Cuando la belleza se multiplica y hasta el cielo se rinde a la emoción de una procesión.
Ayer, mientras La Borriquita descendía desde la Plazoleta de Valme hacia Santa María Magdalena, sucedió algo inesperado. Entre los balcones engalanados y la madera labrada del paso, justo cuando parecía que ya no podía haber más estímulos visuales, el cielo decidió participar. Un arco iris, perfecto y sereno, apareció entre las nubes grises, pintando un arco sobre la escena como si quisiera bendecir la tarde.

Había niños sobre los hombros de sus padres, ancianos que recordaban otras Semanas Santas desde la barandilla, y fotógrafos atentos a cada detalle. Pero fue ese gesto celeste el que detuvo el tiempo. No hizo falta avisar, todos lo notamos. Miradas al cielo, sonrisas compartidas y un murmullo colectivo que reconocía lo extraordinario del momento.
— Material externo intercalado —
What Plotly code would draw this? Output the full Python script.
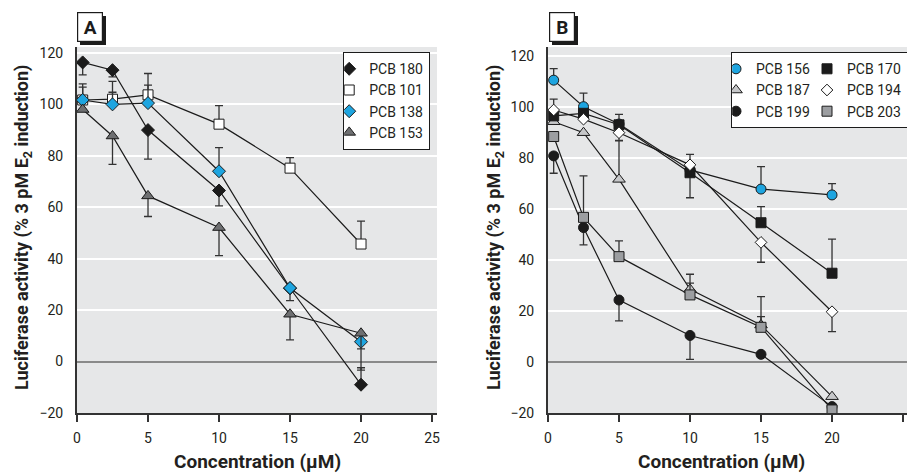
import plotly.graph_objects as go

W, H = 907, 473

# ---------------- data ----------------
conc = [0.4, 2.5, 5, 10, 15, 20]

# Panel A
pcb180 = [116.3, 113.3, 90.0, 66.5, 28.5, -9.0]
pcb180_up = [0, 0, 0, 0, 0, 6.6]
pcb180_dn = [4.8, 2.6, 11.3, 6.0, 4.8, 0]

pcb101 = [101.7, 102.0, 103.7, 92.3, 75.2, 45.7]
pcb101_up = [6.3, 6.9, 8.3, 7.2, 4.1, 8.9]
pcb101_dn = [0, 0, 0, 0, 0, 0]

pcb138 = [101.7, 100.0, 100.5, 74.0, 28.6, 7.7]
pcb138_up = [5.0, 4.7, 7.0, 9.2, 0, 0]
pcb138_dn = [0, 0, 0, 0, 0, 11.0]

pcb153 = [98.0, 87.7, 64.4, 52.1, 18.4, 11.0]
pcb153_up = [0, 0, 0, 0, 0, 0]
pcb153_dn = [0, 11.0, 8.0, 10.9, 10.0, 6.1]

# Panel B
pcb156 = [110.5, 100.1, 93.3, 75.3, 67.8, 65.5]
pcb156_up = [4.5, 5.3, 3.8, 6.1, 8.8, 4.4]
pcb156_dn = [0, 0, 0, 0, 0, 0]

pcb170 = [96.5, 97.5, 93.0, 74.2, 54.6, 34.8]
pcb170_up = [0, 0, 0, 0, 6.3, 13.4]
pcb170_dn = [0, 0, 0, 9.8, 0, 0]

pcb187 = [94.2, 89.9, 71.6, 28.5, 14.5, -13.6]
pcb187_up = [0, 0, 15.1, 5.9, 11.1, 0]
pcb187_dn = [0, 0, 0, 0, 0, 0]

pcb194 = [98.8, 95.2, 89.9, 77.3, 46.9, 19.7]
pcb194_up = [4.3, 0, 0, 0, 0, 0]
pcb194_dn = [0, 0, 3.0, 0, 7.8, 7.8]

pcb199 = [80.8, 52.7, 24.3, 10.4, 3.0, -17.5]
pcb199_up = [0, 0, 0, 0, 0, 0]
pcb199_dn = [6.8, 6.8, 8.2, 9.4, 0, 0]

pcb203 = [88.4, 56.7, 41.3, 26.3, 13.6, -18.8]
pcb203_up = [0, 16.3, 6.2, 4.6, 4.2, 0]
pcb203_dn = [0, 0, 0, 0, 0, 0]

x_ticks = [0, 5, 10, 15, 20, 25]
y_ticks = [-20, 0, 20, 40, 60, 80, 100, 120]

# ---------------- style ----------------
FONT = "Roboto, Liberation Sans, Arial, sans-serif"
BLUE = "#1ea5e0"
DARKGRAY = "#6e6f71"
LIGHTGRAY = "#c6c7c9"
MIDGRAY = "#9c9ea1"
BLACK = "#1b1b1b"
BG = "#e6e7e8"
TXT = "#231f20"


def px(x):
    return x / W


def py(y):
    return (H - y) / H


line_traces = []
marker_traces = []


def add(name, y, up, dn, symbol, size, color, xa, ya, legend, group=None):
    # connecting line (not shown in legend)
    line_traces.append(go.Scatter(
        x=conc, y=y, mode="lines", showlegend=False, hoverinfo="skip",
        xaxis=xa, yaxis=ya, line=dict(color=BLACK, width=1.2),
    ))
    # markers with error bars (legend entry shows the marker only)
    marker_traces.append(go.Scatter(
        x=conc, y=y, name=name, mode="markers",
        xaxis=xa, yaxis=ya, legend=legend, legendgroup=group,
        marker=dict(symbol=symbol, size=size, color=color,
                    line=dict(color=BLACK, width=1)),
        error_y=dict(type="data", symmetric=False, array=up, arrayminus=dn,
                     color="#333333", thickness=1.3, width=4),
    ))


# Panel A
add("PCB 180", pcb180, pcb180_up, pcb180_dn, "diamond", 10, BLACK, "x", "y", "legend")
add("PCB 101", pcb101, pcb101_up, pcb101_dn, "square", 10, "white", "x", "y", "legend")
add("PCB 138", pcb138, pcb138_up, pcb138_dn, "diamond", 10, BLUE, "x", "y", "legend")
add("PCB 153", pcb153, pcb153_up, pcb153_dn, "triangle-up", 11, DARKGRAY, "x", "y", "legend")

# Panel B
add("PCB 156", pcb156, pcb156_up, pcb156_dn, "circle", 10, BLUE, "x2", "y2", "legend2", "g1")
add("PCB 187", pcb187, pcb187_up, pcb187_dn, "triangle-up", 11, LIGHTGRAY, "x2", "y2", "legend2", "g1")
add("PCB 199", pcb199, pcb199_up, pcb199_dn, "circle", 10, BLACK, "x2", "y2", "legend2", "g1")
add("PCB 170", pcb170, pcb170_up, pcb170_dn, "square", 10, BLACK, "x2", "y2", "legend2", "g2")
add("PCB 194", pcb194, pcb194_up, pcb194_dn, "diamond", 9, "white", "x2", "y2", "legend2", "g2")
add("PCB 203", pcb203, pcb203_up, pcb203_dn, "square", 10, MIDGRAY, "x2", "y2", "legend2", "g2")

fig = go.Figure(data=line_traces + marker_traces)

ydom = [py(413), py(47)]

xaxis_common = dict(
    tickvals=x_ticks, ticks="outside", ticklen=7, tickwidth=1.5, tickcolor="#333333",
    showline=True, linecolor="#333333", linewidth=2, showgrid=False, zeroline=False,
    tickfont=dict(family=FONT, size=14, color=TXT), ticklabelstandoff=4,
    automargin=False,
)
yaxis_common = dict(
    tickvals=y_ticks, ticks="", showline=True, linecolor="#333333", linewidth=2,
    showgrid=True, gridcolor="white", gridwidth=1.5,
    zeroline=True, zerolinecolor="#8a8a8a", zerolinewidth=2,
    tickfont=dict(family=FONT, size=14, color=TXT), ticklabelstandoff=9,
    domain=ydom, automargin=False,
)

legend_common = dict(
    xanchor="left", yanchor="top",
    bgcolor="white", bordercolor=BLACK, borderwidth=1.2,
    font=dict(family=FONT, size=14, color=TXT),
    indentation=-15,
)

fig.update_layout(
    width=W, height=H, autosize=False,
    margin=dict(l=0, r=0, t=0, b=0, autoexpand=False),
    paper_bgcolor="white", plot_bgcolor=BG,
    font=dict(family=FONT, color=TXT),
    xaxis=dict(domain=[px(77), px(437)], range=[0, 25.35], anchor="y", **xaxis_common),
    yaxis=dict(range=[-20, 122.3], anchor="x", **yaxis_common),
    xaxis2=dict(domain=[px(548), 1.0], range=[0, 25.28], anchor="y2", **xaxis_common),
    yaxis2=dict(range=[-20, 123.5], anchor="x2", **yaxis_common),
    legend=dict(x=px(343), y=py(52), tracegroupgap=0, **legend_common),
    legend2=dict(x=px(731), y=py(52), orientation="h", traceorder="grouped",
                 tracegroupgap=0, entrywidth=61, entrywidthmode="pixels",
                 **legend_common),
    showlegend=True,
)

# panel letters with drop shadow
shapes = []
for (x0, x1) in [(77, 103), (549, 575)]:
    shapes.append(dict(type="rect", xref="paper", yref="paper",
                       x0=px(x0 + 3), x1=px(x1 + 3), y0=py(45), y1=py(16),
                       fillcolor=BLACK, line=dict(width=0), layer="above"))
fig.update_layout(shapes=shapes)

for letter, cx in [("A", 90), ("B", 562)]:
    fig.add_annotation(xref="paper", yref="paper", x=px(cx), y=py(27.5),
                       text=f"<b>{letter}</b>", showarrow=False,
                       font=dict(family=FONT, size=19, color=BLACK),
                       bgcolor="white", bordercolor=BLACK, borderwidth=1.2,
                       width=24, height=28, borderpad=0,
                       xanchor="center", yanchor="middle")

ytitle = "<b>Luciferase activity (% 3 pM E<sub>2</sub> induction)</b>"
xtitle = "<b>Concentration (μM)</b>"
for cx in [23, 495]:
    fig.add_annotation(xref="paper", yref="paper", x=px(cx), y=py(228),
                       text=ytitle, textangle=-90, showarrow=False,
                       font=dict(family=FONT, size=18, color=TXT),
                       xanchor="center", yanchor="middle")
for cx in [257, 721]:
    fig.add_annotation(xref="paper", yref="paper", x=px(cx), y=py(461),
                       text=xtitle, showarrow=False,
                       font=dict(family=FONT, size=19, color=TXT),
                       xanchor="center", yanchor="middle")

fig.write_html(
    "out.html",
    config={"displayModeBar": False, "responsive": False},
    post_script="document.body.style.margin='0';document.body.style.overflow='hidden';",
)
Porque no siempre el cielo se alía con la emoción, pero ayer sí lo hizo.
La estampa era perfecta: el paso, las flores aún frescas, el incienso en el aire y un manto de color suspendido sobre la escena. Me detuve. No por devoción religiosa necesariamente, sino por la belleza pura de esa coincidencia, por lo que tiene de regalo inesperado y sincronía misteriosa.
A veces, la fotografía no busca, sino que encuentra. Ayer, el objetivo se alzó casi por instinto, como si supiera que ese instante no volvería. Y quizás esa sea una de las magias de la Semana Santa: que, en medio de lo previsto, lo extraordinario siempre encuentra su lugar.